→ Aim of the task:
Nothing outside the lines from the one containing "Give me the Plotly source for this chart." down to the one containing "5.5, 5.0, 2.0, 1.0, 1.3, 2.0, 4.0, 4.5, 5.0, 6.0, 8.0]" belongs in the copy; print that span exactly, both ends included, with pictures removed.

+ + + +

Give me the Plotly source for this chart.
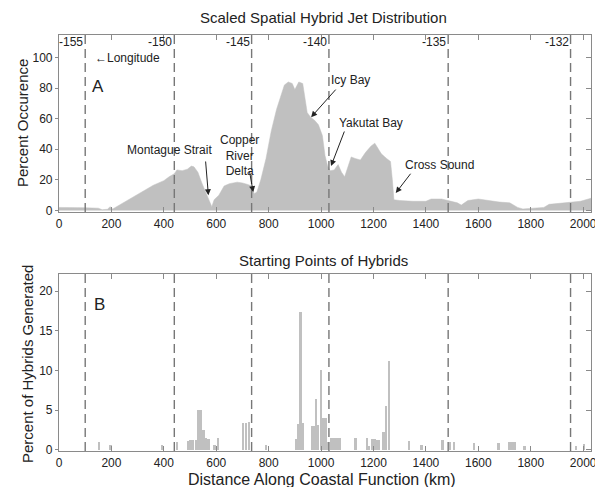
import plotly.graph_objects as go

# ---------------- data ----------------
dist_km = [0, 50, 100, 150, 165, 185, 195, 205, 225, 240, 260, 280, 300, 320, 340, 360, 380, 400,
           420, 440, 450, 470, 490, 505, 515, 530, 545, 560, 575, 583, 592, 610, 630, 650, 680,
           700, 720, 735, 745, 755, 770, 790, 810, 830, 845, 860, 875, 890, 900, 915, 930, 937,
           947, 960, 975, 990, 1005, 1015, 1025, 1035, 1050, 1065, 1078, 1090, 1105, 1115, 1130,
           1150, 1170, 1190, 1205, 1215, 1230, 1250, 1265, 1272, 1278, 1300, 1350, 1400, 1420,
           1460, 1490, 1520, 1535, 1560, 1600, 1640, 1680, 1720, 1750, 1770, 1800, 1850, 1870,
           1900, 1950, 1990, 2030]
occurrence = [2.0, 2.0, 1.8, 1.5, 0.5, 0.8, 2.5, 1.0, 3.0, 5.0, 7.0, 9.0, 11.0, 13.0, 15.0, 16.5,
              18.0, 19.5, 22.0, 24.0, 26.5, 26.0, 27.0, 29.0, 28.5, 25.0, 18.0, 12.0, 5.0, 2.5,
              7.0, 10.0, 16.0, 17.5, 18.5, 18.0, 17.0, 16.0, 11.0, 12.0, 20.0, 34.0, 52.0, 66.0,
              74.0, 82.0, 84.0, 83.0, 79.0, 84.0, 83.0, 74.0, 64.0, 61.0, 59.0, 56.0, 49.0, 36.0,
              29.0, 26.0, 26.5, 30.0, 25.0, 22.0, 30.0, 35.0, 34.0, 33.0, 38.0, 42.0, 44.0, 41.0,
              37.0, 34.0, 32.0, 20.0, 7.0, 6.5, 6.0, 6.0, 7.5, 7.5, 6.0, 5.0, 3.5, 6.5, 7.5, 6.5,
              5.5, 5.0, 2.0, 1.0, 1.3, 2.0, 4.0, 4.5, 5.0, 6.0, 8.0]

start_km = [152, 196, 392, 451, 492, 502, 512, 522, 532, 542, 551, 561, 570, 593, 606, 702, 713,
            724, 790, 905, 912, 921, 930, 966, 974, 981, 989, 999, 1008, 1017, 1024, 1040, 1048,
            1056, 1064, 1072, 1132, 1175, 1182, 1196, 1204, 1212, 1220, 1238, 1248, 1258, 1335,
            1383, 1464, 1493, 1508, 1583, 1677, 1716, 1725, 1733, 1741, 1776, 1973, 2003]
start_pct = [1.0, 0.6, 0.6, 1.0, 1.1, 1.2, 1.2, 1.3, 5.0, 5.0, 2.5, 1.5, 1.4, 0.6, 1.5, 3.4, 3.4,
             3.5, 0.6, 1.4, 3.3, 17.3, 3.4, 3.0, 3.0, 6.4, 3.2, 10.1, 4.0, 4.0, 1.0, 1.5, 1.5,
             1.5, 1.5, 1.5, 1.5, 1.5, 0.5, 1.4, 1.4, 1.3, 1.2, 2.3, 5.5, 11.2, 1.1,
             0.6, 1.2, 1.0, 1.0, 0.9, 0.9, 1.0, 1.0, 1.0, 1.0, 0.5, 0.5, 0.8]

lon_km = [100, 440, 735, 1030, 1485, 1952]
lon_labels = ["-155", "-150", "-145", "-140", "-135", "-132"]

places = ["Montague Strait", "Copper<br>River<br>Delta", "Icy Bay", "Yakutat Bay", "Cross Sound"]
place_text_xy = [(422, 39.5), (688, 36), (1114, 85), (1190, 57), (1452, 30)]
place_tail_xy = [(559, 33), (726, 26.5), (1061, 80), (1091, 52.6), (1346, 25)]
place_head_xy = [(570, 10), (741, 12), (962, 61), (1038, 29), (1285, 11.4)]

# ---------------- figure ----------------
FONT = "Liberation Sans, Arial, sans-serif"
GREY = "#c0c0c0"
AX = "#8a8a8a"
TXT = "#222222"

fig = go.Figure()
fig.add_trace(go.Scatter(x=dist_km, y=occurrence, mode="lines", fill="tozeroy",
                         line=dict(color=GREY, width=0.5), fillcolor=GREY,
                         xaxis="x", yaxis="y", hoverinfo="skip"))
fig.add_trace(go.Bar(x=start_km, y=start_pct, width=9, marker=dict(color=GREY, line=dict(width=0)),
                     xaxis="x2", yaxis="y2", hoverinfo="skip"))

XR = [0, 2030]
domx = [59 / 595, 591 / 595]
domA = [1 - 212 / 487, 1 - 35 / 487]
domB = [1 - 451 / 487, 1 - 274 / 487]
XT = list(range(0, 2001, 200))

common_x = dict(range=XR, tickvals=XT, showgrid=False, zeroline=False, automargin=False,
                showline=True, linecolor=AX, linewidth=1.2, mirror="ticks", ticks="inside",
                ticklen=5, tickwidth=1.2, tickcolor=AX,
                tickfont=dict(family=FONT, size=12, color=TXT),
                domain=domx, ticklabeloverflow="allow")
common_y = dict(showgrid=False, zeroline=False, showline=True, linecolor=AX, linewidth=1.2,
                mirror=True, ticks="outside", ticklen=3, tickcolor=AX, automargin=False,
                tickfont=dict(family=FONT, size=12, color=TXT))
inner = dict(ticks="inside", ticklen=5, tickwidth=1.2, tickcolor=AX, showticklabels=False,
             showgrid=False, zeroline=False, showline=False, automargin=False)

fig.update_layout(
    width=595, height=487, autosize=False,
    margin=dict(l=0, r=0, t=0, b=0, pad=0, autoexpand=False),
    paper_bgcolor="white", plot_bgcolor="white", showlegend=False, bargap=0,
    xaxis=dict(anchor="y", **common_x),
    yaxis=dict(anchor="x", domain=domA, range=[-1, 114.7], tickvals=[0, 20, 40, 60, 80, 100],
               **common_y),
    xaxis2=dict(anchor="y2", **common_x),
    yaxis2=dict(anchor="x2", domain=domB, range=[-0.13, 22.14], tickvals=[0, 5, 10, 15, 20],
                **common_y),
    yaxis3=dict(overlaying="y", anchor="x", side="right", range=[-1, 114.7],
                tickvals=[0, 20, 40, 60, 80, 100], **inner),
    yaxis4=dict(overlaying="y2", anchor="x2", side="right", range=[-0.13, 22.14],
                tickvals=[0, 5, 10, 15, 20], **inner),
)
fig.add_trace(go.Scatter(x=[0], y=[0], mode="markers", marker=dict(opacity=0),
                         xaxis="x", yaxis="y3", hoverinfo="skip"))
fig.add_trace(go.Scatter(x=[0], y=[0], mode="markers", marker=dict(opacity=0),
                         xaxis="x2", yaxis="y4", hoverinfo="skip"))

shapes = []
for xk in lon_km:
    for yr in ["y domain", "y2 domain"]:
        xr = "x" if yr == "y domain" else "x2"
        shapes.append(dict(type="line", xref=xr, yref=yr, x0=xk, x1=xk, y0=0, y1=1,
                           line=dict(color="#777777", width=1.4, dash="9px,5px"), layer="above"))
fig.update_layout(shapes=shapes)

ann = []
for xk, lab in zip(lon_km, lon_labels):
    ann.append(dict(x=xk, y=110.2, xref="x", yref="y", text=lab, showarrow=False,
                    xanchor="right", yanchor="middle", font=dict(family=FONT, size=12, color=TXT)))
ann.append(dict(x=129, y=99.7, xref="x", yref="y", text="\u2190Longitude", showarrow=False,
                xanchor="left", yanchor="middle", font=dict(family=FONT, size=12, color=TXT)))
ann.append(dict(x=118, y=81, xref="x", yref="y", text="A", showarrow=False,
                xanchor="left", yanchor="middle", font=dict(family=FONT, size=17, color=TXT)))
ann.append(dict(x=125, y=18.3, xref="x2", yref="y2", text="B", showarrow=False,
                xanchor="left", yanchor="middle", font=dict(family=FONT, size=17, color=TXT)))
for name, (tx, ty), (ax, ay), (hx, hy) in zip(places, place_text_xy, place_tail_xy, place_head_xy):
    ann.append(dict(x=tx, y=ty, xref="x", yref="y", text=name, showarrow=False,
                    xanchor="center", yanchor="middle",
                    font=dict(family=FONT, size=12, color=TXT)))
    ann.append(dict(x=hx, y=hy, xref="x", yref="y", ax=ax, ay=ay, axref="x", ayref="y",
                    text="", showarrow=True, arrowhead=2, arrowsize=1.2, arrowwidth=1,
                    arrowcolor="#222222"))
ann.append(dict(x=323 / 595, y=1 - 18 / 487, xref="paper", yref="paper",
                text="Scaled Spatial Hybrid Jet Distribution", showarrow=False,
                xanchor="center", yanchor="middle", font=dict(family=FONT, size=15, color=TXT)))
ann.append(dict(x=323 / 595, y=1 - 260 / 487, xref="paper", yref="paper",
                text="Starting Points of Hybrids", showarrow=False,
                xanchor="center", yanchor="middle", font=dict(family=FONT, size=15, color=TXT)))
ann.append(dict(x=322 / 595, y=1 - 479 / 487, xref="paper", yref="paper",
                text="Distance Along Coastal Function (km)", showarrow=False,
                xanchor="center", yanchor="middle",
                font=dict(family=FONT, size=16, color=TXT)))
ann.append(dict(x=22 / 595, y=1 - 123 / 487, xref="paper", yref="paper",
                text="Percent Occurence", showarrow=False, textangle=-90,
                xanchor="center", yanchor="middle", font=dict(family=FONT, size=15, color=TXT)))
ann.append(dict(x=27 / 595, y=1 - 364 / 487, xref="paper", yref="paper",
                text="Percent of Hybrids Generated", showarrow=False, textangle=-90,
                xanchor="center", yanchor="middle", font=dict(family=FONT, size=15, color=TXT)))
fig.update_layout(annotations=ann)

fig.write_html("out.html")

+ + + +

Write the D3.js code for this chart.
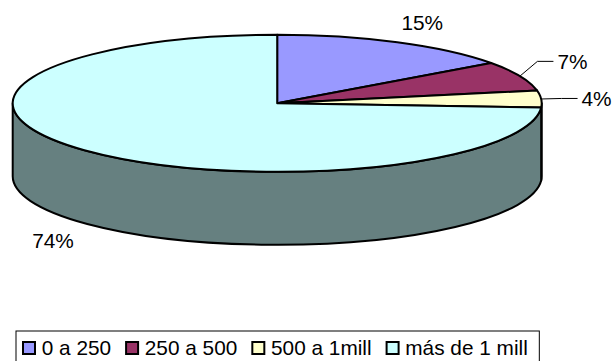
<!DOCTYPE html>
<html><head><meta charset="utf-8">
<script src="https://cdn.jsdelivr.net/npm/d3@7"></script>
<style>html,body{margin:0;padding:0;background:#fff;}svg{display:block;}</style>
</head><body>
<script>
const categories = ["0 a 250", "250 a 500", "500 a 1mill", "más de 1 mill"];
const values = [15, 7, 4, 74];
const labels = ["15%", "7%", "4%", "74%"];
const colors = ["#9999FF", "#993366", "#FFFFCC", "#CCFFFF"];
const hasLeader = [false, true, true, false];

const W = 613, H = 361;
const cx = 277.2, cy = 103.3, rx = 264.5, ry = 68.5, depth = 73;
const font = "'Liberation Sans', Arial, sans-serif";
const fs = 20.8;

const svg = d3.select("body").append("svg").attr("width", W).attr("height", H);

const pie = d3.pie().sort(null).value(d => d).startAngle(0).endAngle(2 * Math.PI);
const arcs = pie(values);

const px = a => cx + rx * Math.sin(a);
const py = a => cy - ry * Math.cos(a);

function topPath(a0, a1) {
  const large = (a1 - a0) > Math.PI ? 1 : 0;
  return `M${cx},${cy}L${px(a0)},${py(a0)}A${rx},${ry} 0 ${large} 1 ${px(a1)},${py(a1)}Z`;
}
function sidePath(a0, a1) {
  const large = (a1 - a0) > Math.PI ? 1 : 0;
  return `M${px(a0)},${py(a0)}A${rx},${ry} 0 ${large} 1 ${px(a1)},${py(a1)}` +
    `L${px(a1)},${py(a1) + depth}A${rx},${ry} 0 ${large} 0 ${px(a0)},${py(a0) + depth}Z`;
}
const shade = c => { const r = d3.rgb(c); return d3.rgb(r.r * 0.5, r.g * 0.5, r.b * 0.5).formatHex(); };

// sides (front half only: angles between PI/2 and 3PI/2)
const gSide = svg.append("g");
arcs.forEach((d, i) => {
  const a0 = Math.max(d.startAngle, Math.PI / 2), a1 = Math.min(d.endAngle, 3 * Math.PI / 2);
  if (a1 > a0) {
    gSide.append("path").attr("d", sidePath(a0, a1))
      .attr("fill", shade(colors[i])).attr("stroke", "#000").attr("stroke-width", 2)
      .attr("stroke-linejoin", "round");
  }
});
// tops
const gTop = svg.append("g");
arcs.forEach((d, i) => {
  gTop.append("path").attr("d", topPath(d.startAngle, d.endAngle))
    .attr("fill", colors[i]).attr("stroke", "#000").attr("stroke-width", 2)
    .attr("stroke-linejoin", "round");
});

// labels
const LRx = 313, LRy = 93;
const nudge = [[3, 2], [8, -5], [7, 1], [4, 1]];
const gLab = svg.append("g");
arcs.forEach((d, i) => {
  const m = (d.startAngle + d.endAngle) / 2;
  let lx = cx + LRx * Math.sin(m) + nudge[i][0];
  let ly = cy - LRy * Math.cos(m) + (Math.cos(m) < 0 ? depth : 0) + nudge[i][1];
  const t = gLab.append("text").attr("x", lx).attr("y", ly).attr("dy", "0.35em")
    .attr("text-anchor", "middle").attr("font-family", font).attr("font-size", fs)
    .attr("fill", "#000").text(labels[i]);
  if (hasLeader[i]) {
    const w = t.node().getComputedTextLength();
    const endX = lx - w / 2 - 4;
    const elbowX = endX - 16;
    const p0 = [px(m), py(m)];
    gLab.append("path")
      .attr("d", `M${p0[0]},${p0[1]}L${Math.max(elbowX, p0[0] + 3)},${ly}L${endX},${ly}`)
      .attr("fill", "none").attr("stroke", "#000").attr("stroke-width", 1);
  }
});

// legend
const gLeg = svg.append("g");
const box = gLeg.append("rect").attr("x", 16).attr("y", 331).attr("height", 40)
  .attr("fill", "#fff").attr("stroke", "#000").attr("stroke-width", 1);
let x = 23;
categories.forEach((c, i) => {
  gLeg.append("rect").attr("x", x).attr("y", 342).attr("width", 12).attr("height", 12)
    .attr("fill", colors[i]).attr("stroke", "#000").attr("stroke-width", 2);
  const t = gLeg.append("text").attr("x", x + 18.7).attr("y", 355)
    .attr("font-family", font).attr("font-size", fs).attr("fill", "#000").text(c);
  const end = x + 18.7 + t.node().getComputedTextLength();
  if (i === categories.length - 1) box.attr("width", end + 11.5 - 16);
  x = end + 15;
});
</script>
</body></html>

+ + + +

→ Finished exercise:
Give me the Plotly source for this chart.
import plotly.graph_objects as go

# ---------------- data ----------------
dist_km = [0, 50, 100, 150, 165, 185, 195, 205, 225, 240, 260, 280, 300, 320, 340, 360, 380, 400,
           420, 440, 450, 470, 490, 505, 515, 530, 545, 560, 575, 583, 592, 610, 630, 650, 680,
           700, 720, 735, 745, 755, 770, 790, 810, 830, 845, 860, 875, 890, 900, 915, 930, 937,
           947, 960, 975, 990, 1005, 1015, 1025, 1035, 1050, 1065, 1078, 1090, 1105, 1115, 1130,
           1150, 1170, 1190, 1205, 1215, 1230, 1250, 1265, 1272, 1278, 1300, 1350, 1400, 1420,
           1460, 1490, 1520, 1535, 1560, 1600, 1640, 1680, 1720, 1750, 1770, 1800, 1850, 1870,
           1900, 1950, 1990, 2030]
occurrence = [2.0, 2.0, 1.8, 1.5, 0.5, 0.8, 2.5, 1.0, 3.0, 5.0, 7.0, 9.0, 11.0, 13.0, 15.0, 16.5,
              18.0, 19.5, 22.0, 24.0, 26.5, 26.0, 27.0, 29.0, 28.5, 25.0, 18.0, 12.0, 5.0, 2.5,
              7.0, 10.0, 16.0, 17.5, 18.5, 18.0, 17.0, 16.0, 11.0, 12.0, 20.0, 34.0, 52.0, 66.0,
              74.0, 82.0, 84.0, 83.0, 79.0, 84.0, 83.0, 74.0, 64.0, 61.0, 59.0, 56.0, 49.0, 36.0,
              29.0, 26.0, 26.5, 30.0, 25.0, 22.0, 30.0, 35.0, 34.0, 33.0, 38.0, 42.0, 44.0, 41.0,
              37.0, 34.0, 32.0, 20.0, 7.0, 6.5, 6.0, 6.0, 7.5, 7.5, 6.0, 5.0, 3.5, 6.5, 7.5, 6.5,
              5.5, 5.0, 2.0, 1.0, 1.3, 2.0, 4.0, 4.5, 5.0, 6.0, 8.0]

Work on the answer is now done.